One thing that I noticed was that despite all the kiddie trailers and marketing to children, a lot of the kids in the theater were actually pretty restless during the movie, particularly during some of the more poignant scenes.
After asking around for opinions, it seems like the movie appealed a lot more to an older audience, people in their late teens to mid-twenties, because we were able to pick up more on the lessons that it was trying to impart. One lesson was that some people can change such as Hiccup's father Stoick, while others like Drago are so set in their beliefs that they refuse to change.

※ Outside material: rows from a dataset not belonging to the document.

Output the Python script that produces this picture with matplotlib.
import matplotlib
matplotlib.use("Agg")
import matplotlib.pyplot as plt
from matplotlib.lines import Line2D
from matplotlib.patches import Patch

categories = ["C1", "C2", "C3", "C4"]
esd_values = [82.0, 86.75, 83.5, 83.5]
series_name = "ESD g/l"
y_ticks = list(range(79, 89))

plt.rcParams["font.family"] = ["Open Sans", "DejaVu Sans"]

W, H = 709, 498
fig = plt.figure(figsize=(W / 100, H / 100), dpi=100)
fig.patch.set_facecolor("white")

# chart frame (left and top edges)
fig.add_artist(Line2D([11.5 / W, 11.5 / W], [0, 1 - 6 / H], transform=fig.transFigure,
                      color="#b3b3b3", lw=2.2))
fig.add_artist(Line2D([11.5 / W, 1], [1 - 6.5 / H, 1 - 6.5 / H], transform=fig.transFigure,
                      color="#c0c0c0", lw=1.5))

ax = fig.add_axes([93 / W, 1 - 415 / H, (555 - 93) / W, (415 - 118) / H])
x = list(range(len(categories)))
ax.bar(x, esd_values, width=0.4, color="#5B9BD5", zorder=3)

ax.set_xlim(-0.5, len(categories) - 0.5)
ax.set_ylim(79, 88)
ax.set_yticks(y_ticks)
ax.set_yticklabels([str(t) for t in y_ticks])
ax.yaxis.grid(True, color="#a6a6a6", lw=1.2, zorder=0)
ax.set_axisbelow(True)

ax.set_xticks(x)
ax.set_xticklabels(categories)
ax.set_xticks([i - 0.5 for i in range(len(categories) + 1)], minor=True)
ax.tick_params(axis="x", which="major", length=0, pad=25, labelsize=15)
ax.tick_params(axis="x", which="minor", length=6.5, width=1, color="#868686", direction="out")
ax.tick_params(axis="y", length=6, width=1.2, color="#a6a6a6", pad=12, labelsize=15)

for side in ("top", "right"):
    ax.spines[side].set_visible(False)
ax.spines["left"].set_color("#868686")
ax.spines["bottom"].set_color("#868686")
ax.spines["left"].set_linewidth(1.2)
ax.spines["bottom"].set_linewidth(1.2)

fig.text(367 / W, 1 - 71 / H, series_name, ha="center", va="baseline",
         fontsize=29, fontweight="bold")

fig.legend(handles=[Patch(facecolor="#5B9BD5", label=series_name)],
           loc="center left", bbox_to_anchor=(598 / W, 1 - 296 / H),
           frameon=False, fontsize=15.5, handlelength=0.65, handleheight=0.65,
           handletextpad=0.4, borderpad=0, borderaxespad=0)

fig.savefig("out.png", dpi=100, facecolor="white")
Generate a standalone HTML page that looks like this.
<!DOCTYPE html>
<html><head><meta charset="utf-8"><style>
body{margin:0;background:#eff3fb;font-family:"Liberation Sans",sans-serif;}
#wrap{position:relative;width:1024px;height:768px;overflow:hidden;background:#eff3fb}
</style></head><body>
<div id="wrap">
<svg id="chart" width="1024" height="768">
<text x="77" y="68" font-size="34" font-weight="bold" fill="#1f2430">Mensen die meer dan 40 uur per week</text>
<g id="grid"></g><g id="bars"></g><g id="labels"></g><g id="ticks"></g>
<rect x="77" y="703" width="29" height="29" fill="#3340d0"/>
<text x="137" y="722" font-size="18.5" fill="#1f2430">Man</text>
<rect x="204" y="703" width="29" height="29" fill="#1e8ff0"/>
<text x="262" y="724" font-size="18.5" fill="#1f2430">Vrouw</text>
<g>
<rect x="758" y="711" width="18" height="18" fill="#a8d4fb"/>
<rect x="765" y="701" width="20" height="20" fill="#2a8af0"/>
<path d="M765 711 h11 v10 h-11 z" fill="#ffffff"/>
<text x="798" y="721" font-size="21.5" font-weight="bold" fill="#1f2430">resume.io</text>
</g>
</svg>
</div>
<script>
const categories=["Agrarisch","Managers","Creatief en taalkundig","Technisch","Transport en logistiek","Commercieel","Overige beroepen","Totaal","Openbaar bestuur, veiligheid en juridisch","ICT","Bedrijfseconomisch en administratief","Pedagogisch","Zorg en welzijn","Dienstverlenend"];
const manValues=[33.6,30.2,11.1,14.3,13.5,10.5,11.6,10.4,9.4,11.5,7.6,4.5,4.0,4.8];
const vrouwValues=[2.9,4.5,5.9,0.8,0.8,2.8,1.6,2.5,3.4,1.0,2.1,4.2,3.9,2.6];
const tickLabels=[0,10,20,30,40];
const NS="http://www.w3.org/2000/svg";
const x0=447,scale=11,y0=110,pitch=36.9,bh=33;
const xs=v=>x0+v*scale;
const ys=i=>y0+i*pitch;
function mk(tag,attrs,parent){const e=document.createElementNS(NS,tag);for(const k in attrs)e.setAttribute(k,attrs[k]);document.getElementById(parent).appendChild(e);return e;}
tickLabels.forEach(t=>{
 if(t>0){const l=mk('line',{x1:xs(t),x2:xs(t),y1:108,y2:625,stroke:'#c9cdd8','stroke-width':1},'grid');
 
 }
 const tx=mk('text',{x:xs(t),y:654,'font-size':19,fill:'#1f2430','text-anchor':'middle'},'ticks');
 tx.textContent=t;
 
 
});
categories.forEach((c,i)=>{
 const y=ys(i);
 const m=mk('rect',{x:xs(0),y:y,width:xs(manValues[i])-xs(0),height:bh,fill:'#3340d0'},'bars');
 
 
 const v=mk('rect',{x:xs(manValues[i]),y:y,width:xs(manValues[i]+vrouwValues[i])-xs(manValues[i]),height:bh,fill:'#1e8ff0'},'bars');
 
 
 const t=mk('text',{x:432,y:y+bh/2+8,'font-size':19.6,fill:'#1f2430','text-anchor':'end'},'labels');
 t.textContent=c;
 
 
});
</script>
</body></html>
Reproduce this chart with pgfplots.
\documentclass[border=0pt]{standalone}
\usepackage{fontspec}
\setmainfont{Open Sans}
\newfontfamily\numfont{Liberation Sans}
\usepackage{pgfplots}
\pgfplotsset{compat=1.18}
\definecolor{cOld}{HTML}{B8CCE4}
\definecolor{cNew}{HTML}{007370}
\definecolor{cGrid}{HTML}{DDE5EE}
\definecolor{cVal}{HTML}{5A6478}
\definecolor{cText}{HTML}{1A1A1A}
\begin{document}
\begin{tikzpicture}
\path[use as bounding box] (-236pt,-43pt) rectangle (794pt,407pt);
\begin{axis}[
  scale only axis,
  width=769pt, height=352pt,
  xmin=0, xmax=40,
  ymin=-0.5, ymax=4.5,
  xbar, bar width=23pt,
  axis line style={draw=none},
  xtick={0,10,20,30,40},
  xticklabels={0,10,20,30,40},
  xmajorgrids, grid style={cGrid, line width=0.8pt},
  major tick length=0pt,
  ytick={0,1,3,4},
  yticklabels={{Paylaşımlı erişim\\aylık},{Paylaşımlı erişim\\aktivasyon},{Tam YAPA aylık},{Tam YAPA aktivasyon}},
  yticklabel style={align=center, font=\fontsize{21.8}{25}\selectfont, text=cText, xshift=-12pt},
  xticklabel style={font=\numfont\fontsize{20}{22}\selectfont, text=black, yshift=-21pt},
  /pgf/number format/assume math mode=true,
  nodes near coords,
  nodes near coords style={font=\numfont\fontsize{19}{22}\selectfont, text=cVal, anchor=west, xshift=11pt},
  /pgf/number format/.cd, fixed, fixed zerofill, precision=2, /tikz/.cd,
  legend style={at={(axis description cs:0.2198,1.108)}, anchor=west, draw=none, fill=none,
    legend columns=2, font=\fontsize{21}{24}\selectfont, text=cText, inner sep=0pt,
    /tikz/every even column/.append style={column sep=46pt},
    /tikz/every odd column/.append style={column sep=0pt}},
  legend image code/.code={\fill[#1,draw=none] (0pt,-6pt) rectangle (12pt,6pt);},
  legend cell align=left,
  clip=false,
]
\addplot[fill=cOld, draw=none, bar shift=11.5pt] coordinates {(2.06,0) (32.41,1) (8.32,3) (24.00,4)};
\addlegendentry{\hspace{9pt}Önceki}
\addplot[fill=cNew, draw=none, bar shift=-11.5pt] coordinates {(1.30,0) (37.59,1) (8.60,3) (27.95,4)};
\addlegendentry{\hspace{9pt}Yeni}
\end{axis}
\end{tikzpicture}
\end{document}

My sister-in-law picked up another one--one about forgiveness after a traumatic incident--despite the horror, it is important to look at the situation in a reasonable manner and forgive your loved ones for things that were out of their control.
Ultimately, despite the fact that the style of animation is associated with children's movies, I think this sequel is aimed towards the kids who saw the first How to Train Your Dragon in 2010, who would now be older teenagers four years later, instead of the current kids, who enjoy the fight scenes but might not pick up on the themes--of learning to accept responsibility despite feeling uncertain about your own abilities, and of deciding who you are versus what people tell you who you are--mature themes that young adults can relate to.

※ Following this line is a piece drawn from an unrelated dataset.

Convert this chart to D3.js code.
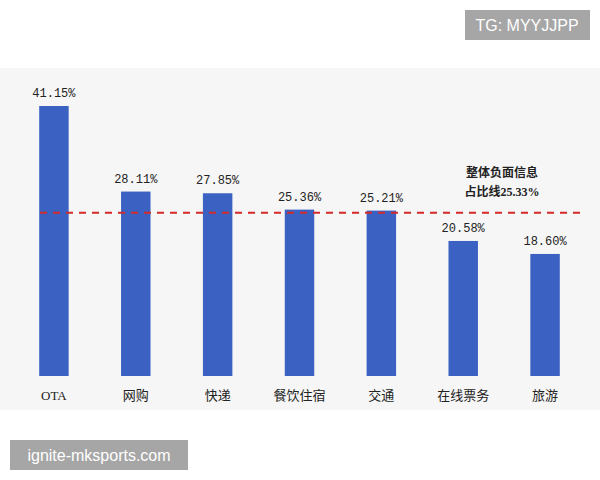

RANDOM NOTE: For character design, I always thought that it was weird how Hiccup gets this nice, modern layered hair while everyone else has long, viking hairstyles. Here, he's about twenty and his jaw line is more firm and less boyish, while the hair is more stylized--texturizing hairspray? Who knows. :P
I imagine that Valka's character is a bit controversial because she strays away from some tropes about motherhood and wifehood (that you must be selfless, and if you choose to commit to a career in dragon-training over childcare then you're a horrible human being), and this is another aspect of the movie doing something that appeals to the older audience. Broken but living families are something that many can relate to, that are a bit underrepresented in childhood films.